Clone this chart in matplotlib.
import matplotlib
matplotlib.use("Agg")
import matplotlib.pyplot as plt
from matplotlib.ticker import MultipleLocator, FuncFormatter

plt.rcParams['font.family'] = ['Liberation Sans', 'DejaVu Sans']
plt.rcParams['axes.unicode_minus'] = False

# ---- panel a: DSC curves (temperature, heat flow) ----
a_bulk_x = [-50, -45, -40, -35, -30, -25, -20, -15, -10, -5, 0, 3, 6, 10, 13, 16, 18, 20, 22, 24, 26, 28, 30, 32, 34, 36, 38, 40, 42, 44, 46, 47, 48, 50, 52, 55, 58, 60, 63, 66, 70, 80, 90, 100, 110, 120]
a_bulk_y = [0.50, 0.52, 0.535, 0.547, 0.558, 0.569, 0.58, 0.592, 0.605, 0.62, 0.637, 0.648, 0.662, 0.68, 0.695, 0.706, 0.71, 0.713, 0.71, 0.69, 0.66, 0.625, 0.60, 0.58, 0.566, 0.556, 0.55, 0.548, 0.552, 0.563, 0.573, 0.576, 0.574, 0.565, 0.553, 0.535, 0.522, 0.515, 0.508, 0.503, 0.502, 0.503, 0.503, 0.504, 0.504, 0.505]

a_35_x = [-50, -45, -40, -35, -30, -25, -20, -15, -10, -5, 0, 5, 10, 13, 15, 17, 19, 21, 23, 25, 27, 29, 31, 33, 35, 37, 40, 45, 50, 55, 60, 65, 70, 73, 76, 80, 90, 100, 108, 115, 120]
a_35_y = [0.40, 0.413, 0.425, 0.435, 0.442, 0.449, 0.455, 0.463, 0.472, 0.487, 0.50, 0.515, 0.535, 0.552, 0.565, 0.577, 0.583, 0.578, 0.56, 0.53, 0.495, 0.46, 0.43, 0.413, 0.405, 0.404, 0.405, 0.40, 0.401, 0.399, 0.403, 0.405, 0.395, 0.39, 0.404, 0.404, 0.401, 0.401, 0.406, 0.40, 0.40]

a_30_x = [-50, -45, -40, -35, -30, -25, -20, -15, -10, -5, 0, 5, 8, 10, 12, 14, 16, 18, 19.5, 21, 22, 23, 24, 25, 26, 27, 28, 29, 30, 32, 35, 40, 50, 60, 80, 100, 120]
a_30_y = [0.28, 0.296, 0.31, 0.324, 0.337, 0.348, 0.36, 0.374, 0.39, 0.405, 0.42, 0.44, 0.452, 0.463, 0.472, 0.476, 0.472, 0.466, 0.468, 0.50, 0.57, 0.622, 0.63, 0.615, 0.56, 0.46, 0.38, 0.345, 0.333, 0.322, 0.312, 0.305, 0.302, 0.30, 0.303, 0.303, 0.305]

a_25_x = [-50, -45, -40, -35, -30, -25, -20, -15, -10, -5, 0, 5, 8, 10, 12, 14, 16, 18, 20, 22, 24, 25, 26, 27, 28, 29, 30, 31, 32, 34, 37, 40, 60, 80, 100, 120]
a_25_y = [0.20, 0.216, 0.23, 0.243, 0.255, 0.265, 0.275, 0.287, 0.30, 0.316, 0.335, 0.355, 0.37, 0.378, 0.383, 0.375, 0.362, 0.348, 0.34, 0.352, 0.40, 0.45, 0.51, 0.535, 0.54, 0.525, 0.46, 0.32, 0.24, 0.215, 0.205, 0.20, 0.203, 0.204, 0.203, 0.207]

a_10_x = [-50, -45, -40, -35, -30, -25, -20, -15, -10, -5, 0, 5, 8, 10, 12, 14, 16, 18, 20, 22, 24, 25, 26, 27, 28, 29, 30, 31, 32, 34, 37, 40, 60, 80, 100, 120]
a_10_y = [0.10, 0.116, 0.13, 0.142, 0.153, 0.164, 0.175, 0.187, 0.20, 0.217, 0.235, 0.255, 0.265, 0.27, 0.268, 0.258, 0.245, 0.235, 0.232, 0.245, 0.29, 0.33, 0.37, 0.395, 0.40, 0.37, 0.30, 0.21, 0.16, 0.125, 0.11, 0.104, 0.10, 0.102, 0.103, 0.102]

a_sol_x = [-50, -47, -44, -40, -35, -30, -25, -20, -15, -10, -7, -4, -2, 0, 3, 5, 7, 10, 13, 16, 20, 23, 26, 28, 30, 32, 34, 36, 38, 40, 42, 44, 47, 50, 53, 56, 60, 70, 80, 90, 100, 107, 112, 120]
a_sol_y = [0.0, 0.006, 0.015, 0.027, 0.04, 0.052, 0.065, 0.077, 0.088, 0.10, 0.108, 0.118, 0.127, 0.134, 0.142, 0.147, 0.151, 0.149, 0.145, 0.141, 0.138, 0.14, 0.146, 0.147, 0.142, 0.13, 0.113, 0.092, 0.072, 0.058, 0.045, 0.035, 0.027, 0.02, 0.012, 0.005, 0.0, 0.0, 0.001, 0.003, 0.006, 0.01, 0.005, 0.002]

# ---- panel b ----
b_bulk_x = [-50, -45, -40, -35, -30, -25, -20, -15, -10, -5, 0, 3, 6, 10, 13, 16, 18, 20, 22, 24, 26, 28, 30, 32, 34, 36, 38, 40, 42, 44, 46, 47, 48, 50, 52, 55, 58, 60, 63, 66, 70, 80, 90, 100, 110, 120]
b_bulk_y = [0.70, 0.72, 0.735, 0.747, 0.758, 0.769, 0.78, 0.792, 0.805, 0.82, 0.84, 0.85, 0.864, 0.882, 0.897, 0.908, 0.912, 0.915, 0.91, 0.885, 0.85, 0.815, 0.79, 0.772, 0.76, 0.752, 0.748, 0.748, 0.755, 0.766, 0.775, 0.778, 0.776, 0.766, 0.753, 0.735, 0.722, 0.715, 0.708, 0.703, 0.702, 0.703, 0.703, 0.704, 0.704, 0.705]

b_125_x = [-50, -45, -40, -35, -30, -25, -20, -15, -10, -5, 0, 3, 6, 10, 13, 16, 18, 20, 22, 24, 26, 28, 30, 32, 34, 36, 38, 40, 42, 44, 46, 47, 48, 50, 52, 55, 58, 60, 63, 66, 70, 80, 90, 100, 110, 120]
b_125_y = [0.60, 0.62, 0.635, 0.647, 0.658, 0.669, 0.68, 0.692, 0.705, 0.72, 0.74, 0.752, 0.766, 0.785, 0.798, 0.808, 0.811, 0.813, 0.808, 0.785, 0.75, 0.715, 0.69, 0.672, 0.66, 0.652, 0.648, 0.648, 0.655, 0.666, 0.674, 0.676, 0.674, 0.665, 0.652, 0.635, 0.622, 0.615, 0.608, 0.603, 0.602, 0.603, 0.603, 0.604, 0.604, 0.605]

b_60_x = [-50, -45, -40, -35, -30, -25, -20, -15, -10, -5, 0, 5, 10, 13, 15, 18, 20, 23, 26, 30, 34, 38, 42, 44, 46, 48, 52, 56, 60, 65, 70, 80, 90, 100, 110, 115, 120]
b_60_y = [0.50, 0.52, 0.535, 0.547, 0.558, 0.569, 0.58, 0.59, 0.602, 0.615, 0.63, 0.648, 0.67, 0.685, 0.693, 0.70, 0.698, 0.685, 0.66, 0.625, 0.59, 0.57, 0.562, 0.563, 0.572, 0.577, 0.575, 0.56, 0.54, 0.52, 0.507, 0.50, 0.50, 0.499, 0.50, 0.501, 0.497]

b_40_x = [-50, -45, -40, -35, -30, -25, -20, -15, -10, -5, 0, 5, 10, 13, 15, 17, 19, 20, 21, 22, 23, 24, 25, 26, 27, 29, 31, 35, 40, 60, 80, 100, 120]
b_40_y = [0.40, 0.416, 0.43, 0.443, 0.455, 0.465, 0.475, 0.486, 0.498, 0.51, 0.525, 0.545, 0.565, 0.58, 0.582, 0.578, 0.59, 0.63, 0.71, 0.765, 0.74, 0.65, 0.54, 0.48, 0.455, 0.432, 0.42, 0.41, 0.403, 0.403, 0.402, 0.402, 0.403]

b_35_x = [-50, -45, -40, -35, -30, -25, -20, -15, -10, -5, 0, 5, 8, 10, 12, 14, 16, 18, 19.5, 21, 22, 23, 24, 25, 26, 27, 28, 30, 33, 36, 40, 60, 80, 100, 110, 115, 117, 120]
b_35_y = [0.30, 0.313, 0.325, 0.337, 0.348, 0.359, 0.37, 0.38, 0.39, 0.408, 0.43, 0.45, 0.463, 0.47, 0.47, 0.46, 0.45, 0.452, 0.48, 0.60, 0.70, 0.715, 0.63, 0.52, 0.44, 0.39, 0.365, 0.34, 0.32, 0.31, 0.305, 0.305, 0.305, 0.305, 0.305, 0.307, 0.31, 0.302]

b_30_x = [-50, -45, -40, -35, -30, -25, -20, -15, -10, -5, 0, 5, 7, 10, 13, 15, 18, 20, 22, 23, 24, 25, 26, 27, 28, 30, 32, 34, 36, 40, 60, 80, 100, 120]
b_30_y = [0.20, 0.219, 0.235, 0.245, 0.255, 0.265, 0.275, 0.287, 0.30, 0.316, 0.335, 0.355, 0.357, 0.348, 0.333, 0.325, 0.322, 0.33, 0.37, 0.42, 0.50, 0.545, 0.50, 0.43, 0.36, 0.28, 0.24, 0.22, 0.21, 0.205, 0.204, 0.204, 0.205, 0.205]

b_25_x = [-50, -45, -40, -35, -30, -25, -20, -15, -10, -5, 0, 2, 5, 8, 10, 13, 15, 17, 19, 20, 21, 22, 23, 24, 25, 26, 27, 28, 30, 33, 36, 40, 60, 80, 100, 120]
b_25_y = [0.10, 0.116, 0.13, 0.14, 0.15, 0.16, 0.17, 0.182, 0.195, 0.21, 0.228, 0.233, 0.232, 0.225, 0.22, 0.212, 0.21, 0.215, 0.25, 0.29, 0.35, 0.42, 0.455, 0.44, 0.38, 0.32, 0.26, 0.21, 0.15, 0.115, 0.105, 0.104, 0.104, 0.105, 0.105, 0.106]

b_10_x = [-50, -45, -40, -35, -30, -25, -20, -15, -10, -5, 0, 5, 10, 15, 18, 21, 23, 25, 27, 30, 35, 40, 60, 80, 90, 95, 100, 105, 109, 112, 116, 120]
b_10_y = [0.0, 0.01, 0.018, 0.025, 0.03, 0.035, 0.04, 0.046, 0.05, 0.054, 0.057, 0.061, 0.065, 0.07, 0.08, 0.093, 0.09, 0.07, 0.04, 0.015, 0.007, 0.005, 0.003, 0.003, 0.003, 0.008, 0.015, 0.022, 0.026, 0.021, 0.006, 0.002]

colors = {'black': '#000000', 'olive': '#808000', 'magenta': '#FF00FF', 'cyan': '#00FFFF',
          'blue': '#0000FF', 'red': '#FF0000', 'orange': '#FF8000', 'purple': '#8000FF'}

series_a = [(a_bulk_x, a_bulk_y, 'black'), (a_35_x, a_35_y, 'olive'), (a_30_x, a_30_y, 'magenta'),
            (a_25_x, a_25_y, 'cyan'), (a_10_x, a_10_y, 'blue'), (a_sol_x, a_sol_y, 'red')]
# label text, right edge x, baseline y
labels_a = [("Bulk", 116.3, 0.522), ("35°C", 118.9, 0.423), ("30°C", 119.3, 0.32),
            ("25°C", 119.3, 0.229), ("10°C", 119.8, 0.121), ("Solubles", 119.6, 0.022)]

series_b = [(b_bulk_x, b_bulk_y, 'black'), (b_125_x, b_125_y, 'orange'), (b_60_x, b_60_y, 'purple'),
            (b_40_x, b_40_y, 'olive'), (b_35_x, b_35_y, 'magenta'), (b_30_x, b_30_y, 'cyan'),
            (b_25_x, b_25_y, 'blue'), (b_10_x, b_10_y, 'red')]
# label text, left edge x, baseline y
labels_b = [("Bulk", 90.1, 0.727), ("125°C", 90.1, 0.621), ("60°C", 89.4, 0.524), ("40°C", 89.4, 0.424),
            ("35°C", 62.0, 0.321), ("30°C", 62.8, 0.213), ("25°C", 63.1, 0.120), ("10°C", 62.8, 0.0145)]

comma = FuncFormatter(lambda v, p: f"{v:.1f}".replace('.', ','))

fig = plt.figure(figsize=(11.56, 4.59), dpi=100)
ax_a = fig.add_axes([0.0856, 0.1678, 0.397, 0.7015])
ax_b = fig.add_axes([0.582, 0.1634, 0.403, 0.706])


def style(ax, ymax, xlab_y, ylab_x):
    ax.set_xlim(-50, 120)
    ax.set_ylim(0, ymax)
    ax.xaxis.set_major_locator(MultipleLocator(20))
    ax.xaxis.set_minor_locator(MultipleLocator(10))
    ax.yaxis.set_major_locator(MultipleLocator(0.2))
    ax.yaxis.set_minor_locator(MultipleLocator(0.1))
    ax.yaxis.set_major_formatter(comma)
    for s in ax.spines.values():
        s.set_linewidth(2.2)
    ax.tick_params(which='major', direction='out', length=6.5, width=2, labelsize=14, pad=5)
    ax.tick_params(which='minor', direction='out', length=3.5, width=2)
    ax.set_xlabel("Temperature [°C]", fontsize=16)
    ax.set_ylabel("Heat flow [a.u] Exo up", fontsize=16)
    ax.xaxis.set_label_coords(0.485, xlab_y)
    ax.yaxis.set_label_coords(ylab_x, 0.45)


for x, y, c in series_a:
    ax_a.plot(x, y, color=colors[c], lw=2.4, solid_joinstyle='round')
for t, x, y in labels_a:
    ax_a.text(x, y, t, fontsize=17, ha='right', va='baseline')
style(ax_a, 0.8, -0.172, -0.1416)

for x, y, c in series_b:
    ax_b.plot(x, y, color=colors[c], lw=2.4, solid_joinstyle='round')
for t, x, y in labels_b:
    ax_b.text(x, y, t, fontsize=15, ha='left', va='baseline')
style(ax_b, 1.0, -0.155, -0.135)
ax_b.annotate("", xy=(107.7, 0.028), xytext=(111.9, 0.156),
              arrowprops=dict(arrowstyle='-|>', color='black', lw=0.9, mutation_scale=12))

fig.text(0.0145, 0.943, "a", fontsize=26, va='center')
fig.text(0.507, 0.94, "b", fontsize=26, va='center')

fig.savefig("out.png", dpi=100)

____________________

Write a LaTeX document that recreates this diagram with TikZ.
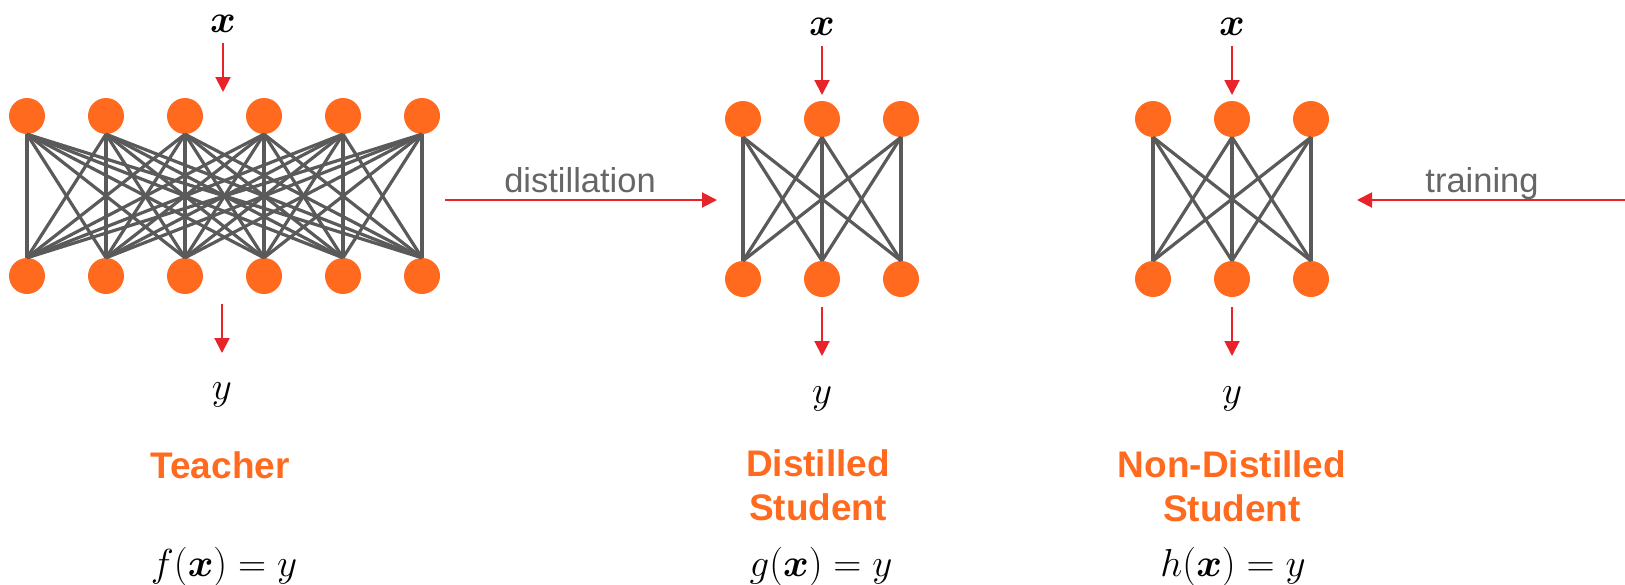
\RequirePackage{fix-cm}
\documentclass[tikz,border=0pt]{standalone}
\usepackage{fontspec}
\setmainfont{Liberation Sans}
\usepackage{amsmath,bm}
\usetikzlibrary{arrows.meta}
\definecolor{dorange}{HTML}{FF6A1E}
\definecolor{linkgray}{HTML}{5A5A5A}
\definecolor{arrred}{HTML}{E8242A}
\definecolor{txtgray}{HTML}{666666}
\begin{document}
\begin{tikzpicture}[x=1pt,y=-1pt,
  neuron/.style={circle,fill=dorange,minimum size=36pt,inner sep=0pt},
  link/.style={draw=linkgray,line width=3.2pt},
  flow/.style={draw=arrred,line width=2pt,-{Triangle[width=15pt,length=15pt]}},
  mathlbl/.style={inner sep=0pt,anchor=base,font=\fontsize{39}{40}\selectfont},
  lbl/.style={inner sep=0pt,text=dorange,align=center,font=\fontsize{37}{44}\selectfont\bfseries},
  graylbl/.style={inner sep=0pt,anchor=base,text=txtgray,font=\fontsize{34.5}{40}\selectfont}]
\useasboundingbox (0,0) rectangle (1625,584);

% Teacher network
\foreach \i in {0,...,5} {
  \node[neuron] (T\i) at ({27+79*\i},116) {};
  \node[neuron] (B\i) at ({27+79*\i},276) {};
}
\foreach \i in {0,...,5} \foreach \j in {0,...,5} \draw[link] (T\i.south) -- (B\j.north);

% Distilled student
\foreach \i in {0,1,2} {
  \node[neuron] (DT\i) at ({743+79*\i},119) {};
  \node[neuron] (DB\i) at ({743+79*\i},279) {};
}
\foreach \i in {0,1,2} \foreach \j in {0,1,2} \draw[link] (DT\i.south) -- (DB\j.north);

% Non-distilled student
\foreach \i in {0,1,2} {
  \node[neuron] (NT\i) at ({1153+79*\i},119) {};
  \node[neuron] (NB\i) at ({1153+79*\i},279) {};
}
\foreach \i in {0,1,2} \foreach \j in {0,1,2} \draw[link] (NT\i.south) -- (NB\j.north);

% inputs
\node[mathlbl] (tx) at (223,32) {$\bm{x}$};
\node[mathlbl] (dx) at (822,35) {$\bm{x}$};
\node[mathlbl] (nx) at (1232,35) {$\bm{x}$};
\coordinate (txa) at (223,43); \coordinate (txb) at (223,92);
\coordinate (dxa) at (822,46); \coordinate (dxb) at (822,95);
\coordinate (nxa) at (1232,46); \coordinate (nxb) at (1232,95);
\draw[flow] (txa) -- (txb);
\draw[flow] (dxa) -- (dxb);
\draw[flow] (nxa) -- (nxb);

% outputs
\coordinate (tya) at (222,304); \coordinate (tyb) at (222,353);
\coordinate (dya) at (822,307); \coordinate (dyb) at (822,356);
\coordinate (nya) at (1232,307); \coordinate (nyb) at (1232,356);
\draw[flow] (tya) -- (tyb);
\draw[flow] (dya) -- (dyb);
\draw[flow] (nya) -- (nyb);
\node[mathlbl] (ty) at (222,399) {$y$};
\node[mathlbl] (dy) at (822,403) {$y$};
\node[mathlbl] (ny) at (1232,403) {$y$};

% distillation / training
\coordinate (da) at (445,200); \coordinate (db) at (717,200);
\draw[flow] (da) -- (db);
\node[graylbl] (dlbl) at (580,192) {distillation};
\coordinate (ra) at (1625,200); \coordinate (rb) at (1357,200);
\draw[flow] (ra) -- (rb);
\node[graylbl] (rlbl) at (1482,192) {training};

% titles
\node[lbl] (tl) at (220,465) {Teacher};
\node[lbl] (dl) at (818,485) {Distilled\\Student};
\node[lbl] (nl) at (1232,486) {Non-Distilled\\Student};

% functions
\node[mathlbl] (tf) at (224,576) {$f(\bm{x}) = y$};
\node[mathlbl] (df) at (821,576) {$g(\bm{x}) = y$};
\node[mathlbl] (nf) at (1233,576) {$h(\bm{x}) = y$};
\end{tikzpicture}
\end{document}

____________________

* PROBLEM TO WORK ON *
Nothing outside the span should appear: copy exactly from the line with "Clone this chart in matplotlib." through the line with "0.406, 0.40, 0.40]".

* FINISHED ANSWER *
Clone this chart in matplotlib.
import matplotlib
matplotlib.use("Agg")
import matplotlib.pyplot as plt
from matplotlib.ticker import MultipleLocator, FuncFormatter

plt.rcParams['font.family'] = ['Liberation Sans', 'DejaVu Sans']
plt.rcParams['axes.unicode_minus'] = False

# ---- panel a: DSC curves (temperature, heat flow) ----
a_bulk_x = [-50, -45, -40, -35, -30, -25, -20, -15, -10, -5, 0, 3, 6, 10, 13, 16, 18, 20, 22, 24, 26, 28, 30, 32, 34, 36, 38, 40, 42, 44, 46, 47, 48, 50, 52, 55, 58, 60, 63, 66, 70, 80, 90, 100, 110, 120]
a_bulk_y = [0.50, 0.52, 0.535, 0.547, 0.558, 0.569, 0.58, 0.592, 0.605, 0.62, 0.637, 0.648, 0.662, 0.68, 0.695, 0.706, 0.71, 0.713, 0.71, 0.69, 0.66, 0.625, 0.60, 0.58, 0.566, 0.556, 0.55, 0.548, 0.552, 0.563, 0.573, 0.576, 0.574, 0.565, 0.553, 0.535, 0.522, 0.515, 0.508, 0.503, 0.502, 0.503, 0.503, 0.504, 0.504, 0.505]

a_35_x = [-50, -45, -40, -35, -30, -25, -20, -15, -10, -5, 0, 5, 10, 13, 15, 17, 19, 21, 23, 25, 27, 29, 31, 33, 35, 37, 40, 45, 50, 55, 60, 65, 70, 73, 76, 80, 90, 100, 108, 115, 120]
a_35_y = [0.40, 0.413, 0.425, 0.435, 0.442, 0.449, 0.455, 0.463, 0.472, 0.487, 0.50, 0.515, 0.535, 0.552, 0.565, 0.577, 0.583, 0.578, 0.56, 0.53, 0.495, 0.46, 0.43, 0.413, 0.405, 0.404, 0.405, 0.40, 0.401, 0.399, 0.403, 0.405, 0.395, 0.39, 0.404, 0.404, 0.401, 0.401, 0.406, 0.40, 0.40]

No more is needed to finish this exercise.